> TO BE DONE: Take the lines from the top down to and including the one with "import * as d3 from 'd3';" and repeat them exactly. Omit images.

> RECORDS FOR THE EXERCISE:
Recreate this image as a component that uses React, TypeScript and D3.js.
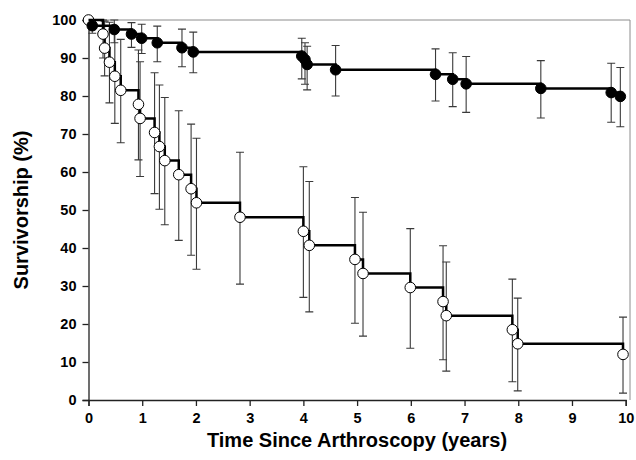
import React, { useEffect, useRef } from 'react';
import * as d3 from 'd3';

// Knee survivorship curves
const arthroTimes = [0.07, 0.48, 0.8, 0.99, 1.28, 1.74, 1.95, 3.97, 4.03, 4.07, 4.6, 6.46, 6.78, 7.03, 8.42, 9.73, 9.9];
const arthroSurv = [98.5, 97.5, 96.3, 95.2, 94.0, 92.7, 91.6, 90.5, 89.6, 88.3, 86.9, 85.7, 84.4, 83.2, 82.0, 80.9, 79.9];
const arthroHi = [99.8, 100, 99.3, 98.9, 98.4, 97.6, 96.8, 95.2, 94.0, 93.1, 93.3, 92.4, 91.4, 90.4, 89.3, 88.6, 87.5];
const arthroLo = [96.5, 94.0, 92.8, 91.2, 89.0, 87.7, 86.1, 84.5, 83.1, 81.6, 80.0, 78.7, 77.2, 75.7, 74.2, 73.1, 71.9];

const openTimes = [0, 0.27, 0.3, 0.39, 0.49, 0.6, 0.93, 0.96, 1.23, 1.32, 1.42, 1.68, 1.91, 2.01, 2.82, 4.0, 4.11, 4.96, 5.11, 5.99, 6.6, 6.66, 7.89, 7.99, 9.95];
const openSurv = [100, 96.3, 92.6, 88.9, 85.2, 81.5, 77.8, 74.1, 70.4, 66.7, 63.0, 59.3, 55.6, 51.9, 48.1, 44.4, 40.7, 37.0, 33.3, 29.6, 25.9, 22.2, 18.5, 14.8, 12.0];
const openHi = [100, 100, 99.7, 99.4, 97.0, 94.9, 92.1, 89.0, 86.1, 82.9, 79.6, 76.1, 72.6, 68.9, 65.2, 61.4, 57.5, 53.3, 49.4, 45.1, 40.6, 36.3, 31.8, 26.8, 21.8];
const openLo = [100, 90.0, 85.3, 78.2, 72.8, 67.7, 63.2, 58.8, 54.3, 50.2, 46.1, 42.0, 38.1, 34.4, 30.5, 27.0, 23.2, 20.2, 16.8, 13.6, 10.6, 7.6, 4.8, 2.4, 1.8];

const xTicks = [0, 1, 2, 3, 4, 5, 6, 7, 8, 9, 10];
const yTicks = [0, 10, 20, 30, 40, 50, 60, 70, 80, 90, 100];

const font = '"Liberation Sans", Arial, sans-serif';

const SurvivalChart = () => {
  const svgRef = useRef<SVGSVGElement>(null);

  useEffect(() => {
    const svg = d3.select(svgRef.current);
    svg.selectAll('*').remove();

    const x = d3.scaleLinear().domain([0, 10]).range([88.5, 625.7]);
    const y = d3.scaleLinear().domain([0, 100]).range([400, 20]);

    // frame (top + right are light grey)
    svg.append('path')
      .attr('d', `M${x(0)},${y(100)}H630V${y(0)}`)
      .attr('fill', 'none')
      .attr('stroke', '#8c8c8c')
      .attr('stroke-width', 1);

    // y axis
    const yAxis = svg.append('g')
      .attr('transform', `translate(${x(0)},0)`)
      .call(d3.axisLeft(y).tickValues(yTicks).tickSize(6).tickPadding(6));
    yAxis.select('.domain').attr('stroke', '#222').attr('stroke-width', 1.3);
    yAxis.selectAll('line').attr('stroke', '#222').attr('stroke-width', 1.3);
    yAxis.selectAll('text')
      .attr('font-family', font)
      .attr('font-size', 14.5)
      .attr('font-weight', 'bold')
      .attr('fill', '#000');

    // x axis
    const xAxis = svg.append('g')
      .attr('transform', `translate(0,${y(0)})`)
      .call(d3.axisBottom(x).tickValues(xTicks).tickSize(6).tickPadding(7));
    xAxis.select('.domain').attr('stroke', '#222').attr('stroke-width', 1.3);
    xAxis.selectAll('line').attr('stroke', '#222').attr('stroke-width', 1.3);
    xAxis.selectAll('text')
      .attr('font-family', font)
      .attr('font-size', 14.5)
      .attr('font-weight', 'bold')
      .attr('fill', '#000');

    // titles
    svg.append('text')
      .attr('x', 357)
      .attr('y', 447)
      .attr('text-anchor', 'middle')
      .attr('font-family', font)
      .attr('font-size', 20)
      .attr('font-weight', 'bold')
      .text('Time Since Arthroscopy (years)');

    svg.append('text')
      .attr('transform', `translate(28,${y(50)}) rotate(-90)`)
      .attr('text-anchor', 'middle')
      .attr('font-family', font)
      .attr('font-size', 20)
      .attr('font-weight', 'bold')
      .text('Survivorship (%)');

    const series = [
      { t: openTimes, s: openSurv, hi: openHi, lo: openLo, fill: '#fff' },
      { t: arthroTimes, s: arthroSurv, hi: arthroHi, lo: arthroLo, fill: '#000' },
    ];

    const line = d3.line<[number, number]>()
      .x(d => x(d[0]))
      .y(d => y(d[1]))
      .curve(d3.curveStepAfter);

    // error bars
    series.forEach(sr => {
      const bars = svg.append('g')
        .attr('stroke', '#3a3a3a')
        .attr('stroke-width', 1.1)
        .attr('fill', 'none');
      sr.t.forEach((t, i) => {
        if (sr.hi[i] - sr.lo[i] < 0.5) return;
        const cx = x(t);
        bars.append('path')
          .attr('d', `M${cx},${y(sr.hi[i])}V${y(sr.lo[i])}M${cx - 4},${y(sr.hi[i])}H${cx + 4}M${cx - 4},${y(sr.lo[i])}H${cx + 4}`);
      });
    });

    series.forEach(sr => {
      const pts: [number, number][] = [[0, 100], ...sr.t.map((t, i) => [t, sr.s[i]] as [number, number])];
      svg.append('path')
        .attr('d', line(pts))
        .attr('fill', 'none')
        .attr('stroke', '#000')
        .attr('stroke-width', 2.5);

      svg.append('g')
        .selectAll('circle')
        .data(sr.t)
        .enter()
        .append('circle')
        .attr('cx', d => x(d))
        .attr('cy', (d, i) => y(sr.s[i]))
        .attr('r', 5.3)
        .attr('fill', sr.fill)
        .attr('stroke', '#000')
        .attr('stroke-width', 1);
    });
  }, []);

  return <svg ref={svgRef} width={636} height={460} style={{ display: 'block' }} />;
};

export default function App() {
  return (
    <div style={{ position: 'fixed', left: 0, top: 0, width: 636, height: 460, background: '#fff' }}>
      <SurvivalChart />
    </div>
  );
}
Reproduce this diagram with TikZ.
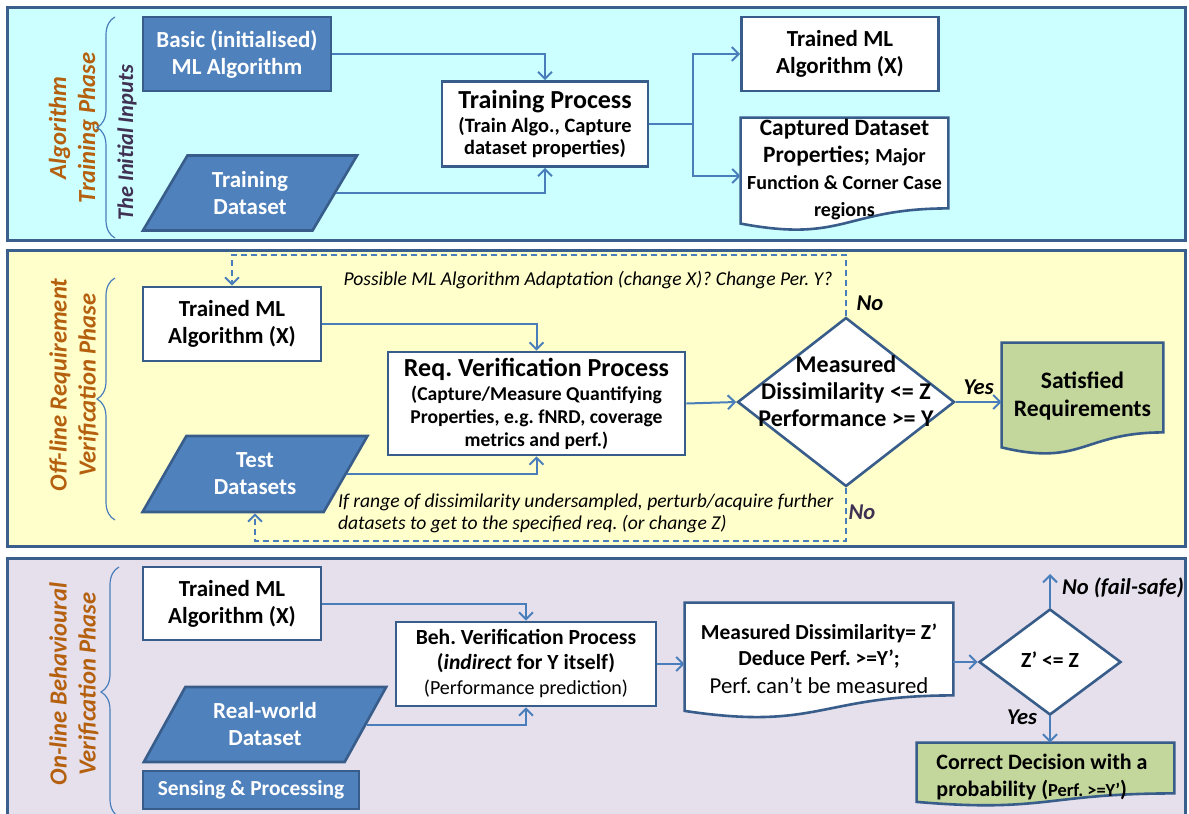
\documentclass[tikz,border=0pt]{standalone}
\usepackage{fontspec}
\setmainfont{Carlito}
\usetikzlibrary{positioning,calc,arrows.meta,shapes.geometric,decorations.pathreplacing}
\frenchspacing

\definecolor{panelline}{HTML}{3A5F8C}
\definecolor{boxline}{HTML}{385D8A}
\definecolor{boxblue}{HTML}{4F81BD}
\definecolor{arrowblue}{HTML}{4A7EBB}
\definecolor{cyanpanel}{HTML}{CCFFFF}
\definecolor{yellowpanel}{HTML}{FFFFCC}
\definecolor{lilacpanel}{HTML}{E5E0EC}
\definecolor{docgreen}{HTML}{C3D69B}
\definecolor{phasebrown}{HTML}{B5600E}
\definecolor{darkviolet}{HTML}{403152}

\pgfdeclarelayer{panels}
\pgfdeclarelayer{shapes}
\pgfsetlayers{panels,shapes,main}

\tikzset{
  panel/.style={draw=panelline, line width=1.5pt},
  bluebox/.style={draw=boxline, fill=boxblue, line width=1.3pt, text=white, align=center, inner sep=0pt,
    font=\bfseries\fontsize{11.5}{13.5}\selectfont},
  whitebox/.style={draw=boxline, fill=white, line width=1.3pt, align=center, inner sep=0pt,
    font=\bfseries\fontsize{11.5}{13.5}\selectfont},
  dataset/.style={bluebox, trapezium, trapezium left angle=58, trapezium right angle=122, trapezium stretches=true},
  docbox/.style={inner sep=0pt},
  doctext/.style={align=center, inner sep=0pt, font=\bfseries\fontsize{11.5}{13.5}\selectfont},
  decision/.style={diamond, draw=boxline, fill=white, line width=1.3pt, inner sep=0pt},
  dectext/.style={align=center, inner sep=0pt, font=\bfseries\fontsize{12}{13.5}\selectfont},
  flow/.style={draw=arrowblue, line width=1pt, -{Straight Barb[length=3.5pt,width=7pt]}},
  loopline/.style={flow, dash pattern=on 3pt off 2pt},
  phase/.style={rotate=90, text=phasebrown, align=center, font=\bfseries\itshape\fontsize{12.3}{14.5}\selectfont},
  inputs/.style={rotate=90, text=darkviolet, font=\bfseries\itshape\fontsize{11.2}{13}\selectfont},
  phasebrace/.style={draw=arrowblue, line width=0.6pt, decorate, decoration={brace, amplitude=9pt}},
  note/.style={font=\itshape\fontsize{9.8}{11}\selectfont},
  answer/.style={font=\bfseries\itshape\fontsize{11.3}{12}\selectfont},
}

\newcommand{\docoutline}[2]{%
  \begin{pgfonlayer}{shapes}
    \path[draw=boxline, line width=1.3pt, fill=#2] (#1.north west) -- (#1.north east) -- (#1.south east)
      .. controls (#1.south) and ($(#1.south)!-0.384!(#1.north)$) .. ($(#1.south west)!-0.167!(#1.north west)$) -- cycle;
  \end{pgfonlayer}}

\begin{document}
\begin{tikzpicture}[x=0.5pt, y=-0.5pt]
            \useasboundingbox (0,0) rectangle (1189,814);
            \begin{pgfonlayer}{panels}
                \draw[panel, fill=cyanpanel] (7,7) rectangle (1185,240);
                \draw[panel, fill=yellowpanel] (7,250) rectangle (1185,546);
                \draw[panel, fill=lilacpanel] (7,558) rectangle (1185,830);
            \end{pgfonlayer}

            % training phase
            \node[phase] (phaseA) at (74,128) {Algorithm\\Training Phase};
            \node[inputs] (inputs) at (127,143) {The Initial Inputs};
            \draw[phasebrace] (115,238) -- (115,17);
            \node[bluebox, minimum width=94pt, minimum height=37pt] (basic) at (237,54) {Basic (initialised)\\ML Algorithm};
            \node[dataset, minimum width=107.5pt, minimum height=37.5pt] (traindata) at (250,193) {Training\\Dataset};
            \node[whitebox, minimum width=103pt, minimum height=42.5pt, font=\bfseries\fontsize{10.2}{11}\selectfont] (trainproc) at (545,124)
                {{\fontsize{13}{15}\selectfont Training Process}\\[1pt](Train Algo., Capture\\dataset properties)};
            \node[whitebox, minimum width=98.5pt, minimum height=37pt] (trainedA) at (840,54) {Trained ML\\Algorithm (X)};
            \node[docbox, minimum width=103.5pt, minimum height=45pt] (captured) at (844.5,163) {};
            \docoutline{captured}{white}
            \node[doctext, font=\bfseries\fontsize{11.7}{13.5}\selectfont] (capturedtext) at (844.5,169)
                {Captured Dataset\\Properties; {\fontsize{10}{11}\selectfont Major}\\{\fontsize{10}{11}\selectfont Function \& Corner Case}\\{\fontsize{10}{11}\selectfont regions}};
            \coordinate (split) at (693,124);
            \draw[flow] (basic.east) -| (trainproc.north);
            \draw[flow] (traindata.east) -| (trainproc.south);
            \draw[flow] (trainproc.east) -- (split) |- (trainedA.west);
            \draw[flow] (split) |- ([yshift=-6.5pt]captured.west);

            % off-line verification phase
            \node[phase] (phaseB) at (74,385) {Off-line Requirement\\Verification Phase};
            \draw[phasebrace] (115,520) -- (115,278);
            \node[whitebox, minimum width=89pt, minimum height=37pt] (trainedB) at (232,324) {Trained ML\\Algorithm (X)};
            \node[dataset, minimum width=112.5pt, minimum height=38pt] (testdata) at (255,474) {Test\\Datasets};
            \node[whitebox, minimum width=148.5pt, minimum height=51.5pt, font=\bfseries\fontsize{9.8}{11.3}\selectfont] (reqproc) at (536.5,403.5)
                {{\fontsize{13}{15}\selectfont Req. Verification Process}\\[1pt](Capture/Measure Quantifying\\Properties, e.g. fNRD, coverage\\metrics and perf.)};
            \node[decision, minimum width=108.5pt, minimum height=84.5pt] (check) at (846,402) {};
            \node[dectext] (checktext) at (846,391) {Measured\\Dissimilarity <= Z\\Performance >= Y};
            \node[docbox, minimum width=80.5pt, minimum height=44.5pt] (satisfied) at (1082.5,387.5) {};
            \docoutline{satisfied}{docgreen}
            \node[doctext, font=\bfseries\fontsize{11.8}{14}\selectfont] (satisfiedtext) at (1082.5,396) {Satisfied\\Requirements};
            \draw[flow] (trainedB.east) -| (reqproc.north);
            \draw[flow] (testdata.east) -| (reqproc.south);
            \draw[flow] (reqproc.east) -- (check.west);
            \draw[flow] (check.east) -- node[answer, above] (yesA) {Yes} (check.east -| satisfied.west);
            \draw[loopline] (check.north) -- ++(0,-61) -| (trainedB.north);
            \draw[loopline] (check.south) -- ++(0,53) -| (testdata.south);
            \node[note] (adapt) at (588,280) {Possible ML Algorithm Adaptation (change X)? Change Per. Y?};
            \node[answer] (noA) at (870,303) {No};
            \node[note, anchor=west, align=left] (perturb) at (331,513)
                {If range of dissimilarity undersampled, perturb/acquire further\\datasets to get to the specified req. (or change Z)};
            \node[answer, text=darkviolet] (noB) at (862,512) {No};

            % on-line verification phase
            \node[phase] (phaseC) at (74,684) {On-line Behavioural\\Verification Phase};
            \draw[phasebrace] (119,817) -- (119,567);
            \node[whitebox, minimum width=89pt, minimum height=36.5pt] (trainedC) at (232,603.5) {Trained ML\\Algorithm (X)};
            \node[dataset, minimum width=122pt, minimum height=37.5pt] (realdata) at (265,724.5) {Real-world\\Dataset};
            \node[bluebox, minimum width=108pt, minimum height=19pt, font=\bfseries\fontsize{10.7}{12}\selectfont] (sensing) at (251,790) {Sensing \& Processing};
            \node[whitebox, minimum width=130pt, minimum height=42pt, font=\bfseries\fontsize{10.8}{12.5}\selectfont] (behproc) at (526,664)
                {Beh. Verification Process\\(\textit{indirect} for Y itself)\\\mdseries\fontsize{10}{12}\selectfont (Performance prediction)};
            \node[docbox, minimum width=134pt, minimum height=46pt] (measured) at (819,649) {};
            \docoutline{measured}{white}
            \node[doctext, font=\bfseries\fontsize{10.7}{13}\selectfont] (measuredtext) at (819,659)
                {Measured Dissimilarity= Z’\\Deduce Perf. >=Y’;\\[1pt]\mdseries\fontsize{11.4}{13}\selectfont Perf. can’t be measured};
            \node[decision, minimum width=71pt, minimum height=53pt] (zcheck) at (1050,662) {};
            \node[dectext, font=\bfseries\fontsize{10.8}{12}\selectfont] (zchecktext) at (1050,660) {Z’ <= Z};
            \node[docbox, minimum width=128.5pt, minimum height=25pt] (correct) at (1045.5,768) {};
            \docoutline{correct}{docgreen}
            \node[doctext, align=left, font=\bfseries\fontsize{11}{13.5}\selectfont] (correcttext) at (1042,777)
                {Correct Decision with a\\probability ({\fontsize{9.2}{10}\selectfont Perf. >=Y’})};
            \coordinate (failsafe) at (1050,574);
            \draw[flow] (trainedC.east) -| (behproc.north);
            \draw[flow] (realdata.east) -| (behproc.south);
            \draw[flow] (behproc.east) -- (behproc.east -| measured.west);
            \draw[flow] (zcheck.west -| measured.east) -- (zcheck.west);
            \draw[flow] (zcheck.north) -- (failsafe);
            \node[answer, anchor=west] (nofail) at (1055,588) {No (fail-safe)};
            \draw[flow] (zcheck.south) -- (zcheck.south |- correct.north);
            \node[answer] (yesB) at (1022,717) {Yes};
\end{tikzpicture}
\end{document}
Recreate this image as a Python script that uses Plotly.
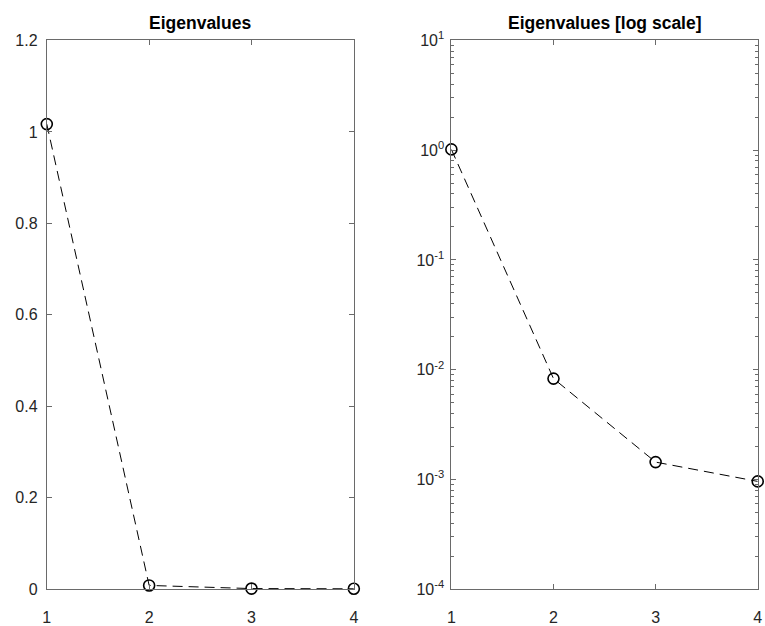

> EXPECTED ANSWER:
Recreate this image as a component that uses React, TypeScript and D3.js.
import React, { useEffect, useRef } from 'react';
import * as d3 from 'd3';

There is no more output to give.